Elle a laissé partir le Coupeur d’eau. Elle est restée seule avec les enfants, un moment, et puis elle est allée au village. Elle est allée dans un bistrot qu’elle connaissait. Dans ce bistrot, on ne sait pas ce qu’elle a dit à la patronne. Je ne sais pas ce qu’elle a dit. Je ne sais pas si la patronne a parlé.
Donc, cette femme dont on croyait qu’elle ne parlerait pas parce qu’elle ne parlait jamais, elle a dû parler. Elle n’a pas dû parler de sa décision. Non. Elle a dû dire une chose en remplacement de ça, de sa décision et qui, pour elle, en était l’équivalent et qui en resterait l’équivalent pour tous les gens qui apprendraient l’histoire. Peut-être est-ce une phrase sur la chaleur.
J’ajoute à l’histoire du Coupeur d’eau, que cette femme, - qu’on disait arriérée - savait quand même quelque chose de façon définitive : c’est qu’elle ne pourrait jamais plus, de même qu’elle n’avait jamais pu compter sur quelqu’un pour la sortir de là où elle était avec sa famille. Qu’elle était abandonnée par tous, par toute la société et qu’il ne lui restait qu’une chose à faire, c’était de mourir. Elle le savait. C’est une connaissance terrible, très grave, très profonde qu’elle avait.
Ils sont allés tous les quatre se coucher sur les rails du T.G.V. devant la gare, chacun un enfant dans les bras, et ils ont attendu le train. Le coupeur d’eau n’a eu aucun ennui. »
© P.O.L. éditeur 1987.
commentaires
Pierre dans le cas dont tu parles c’est le syndic l’escroc, il a encaissé l’argent des habitants et n’a jamais régler la facture.

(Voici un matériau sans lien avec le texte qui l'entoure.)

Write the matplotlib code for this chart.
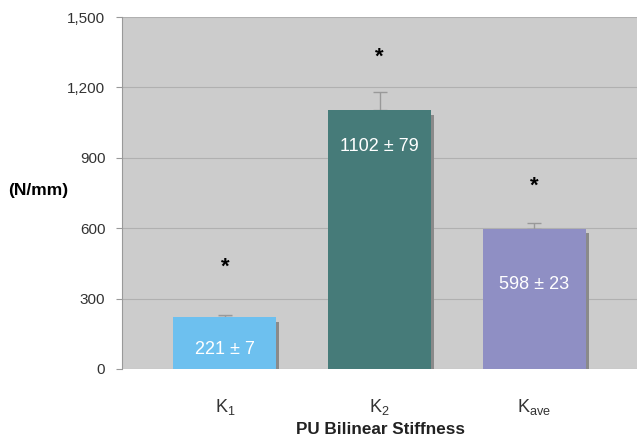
import numpy as np
import matplotlib.pyplot as plt
from matplotlib.ticker import FuncFormatter

plt.rcParams['font.family'] = ['Liberation Sans', 'DejaVu Sans']
plt.rcParams['mathtext.default'] = 'regular'

# Data
categories = ['K$_{1}$', 'K$_{2}$', 'K$_{ave}$']
means = [221, 1102, 598]
errors = [7, 79, 23]
bar_labels = ['221 ± 7', '1102 ± 79', '598 ± 23']
label_heights = [85, 950, 362]
star_heights = [435, 1330, 780]
colors = ['#6dc0ef', '#467b79', '#8f8fc4']

fig = plt.figure(figsize=(6.38, 4.38), dpi=100)
ax = fig.add_axes([122 / 638, 1 - 369 / 438, (637 - 122) / 638, (369 - 17) / 438])
ax.set_facecolor('#cccccc')

x = np.arange(len(categories))
width = 0.665

# shadow behind bars
ax.bar(x + 0.02, np.array(means) - 20, width, bottom=0, color='#8a8a8a', zorder=2)
ax.bar(x, means, width, color=colors, zorder=3)
ax.errorbar(x, means, yerr=[np.zeros(3), errors], fmt='none', ecolor='#999999',
            elinewidth=1, capsize=5, capthick=1, zorder=2.5)

for xi, txt, h in zip(x, bar_labels, label_heights):
    ax.text(xi, h, txt, color='white', ha='center', va='center', fontsize=13, zorder=4)
for xi, h in zip(x, star_heights):
    ax.text(xi, h, '*', color='black', ha='center', va='center', fontsize=16,
            fontweight='bold', zorder=4)

ax.set_ylim(0, 1500)
ax.set_xlim(-0.665, 2.665)
ax.set_yticks([0, 300, 600, 900, 1200, 1500])
ax.yaxis.set_major_formatter(FuncFormatter(lambda v, p: f'{int(v):,}'))
ax.yaxis.grid(True, color='#b0b0b0', linewidth=0.8, zorder=1)
ax.set_axisbelow(True)

for s in ['top', 'right', 'bottom']:
    ax.spines[s].set_visible(False)
ax.spines['left'].set_color('#999999')
ax.tick_params(axis='y', length=4, color='#999999', labelsize=11, labelcolor='#333333', pad=8)
ax.tick_params(axis='x', length=0, labelsize=13, labelcolor='#333333', pad=20)
ax.set_xticks(x)
ax.set_xticklabels(categories)

fig.text(8 / 638, 1 - 191 / 438, '(N/mm)', fontsize=12.5, fontweight='bold', va='center', ha='left')
fig.text(381 / 638, 1 - 430 / 438, 'PU Bilinear Stiffness', fontsize=12.3, fontweight='bold',
         va='center', ha='center', color='#222222')

fig.savefig('out.png', dpi=100)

D’accord pour l’escro, mais ce qui m’a fait réagir c’est la réaction classique d’un service des Eaux que l’on prétend " public " : l’eau étant indispensable, on coupe l’eau pour être sûr d’être payé. L’argent à tout prix !
Nos élus n’osent pas reconnaître le service des Eaux comme un service privé, alors que la privatisation se généralise ( par ces mêmes élus ) à la campagne dans une totale indifférence. Pollution obligerait ... .
C’était au siècle dernier, un texte d’une romancière.
Ce qui suit est un extrait d’un roman inachevé du début du XXI ième siècle : Les Seigneurs des Eaux.
" Le 22 août 2009, l’Union ( journal local ) nous rappelle que Violéa, seigneur des Eaux de Château-Thierry à couper l’eau à 26 foyers d’une résidence pour cause de facture impayée par le syndic. Les deux tiers des foyers avaient pourtant acquitté leurs factures d’eau. Trois ans plus tôt, les grands électeurs locaux avaient voté une loi pour protéger leurs con citoyens des abus de coupures d’eau tout en laissant aux seigneurs des Eaux la possibilité d’agir en toute impunité ... Il faut rappeler que les faits se déroulaient au tout début du troisième millénaire, période de notre histoire où le néo-féodalisme prenait racine ... "
La réalité dépasse souvent la fiction.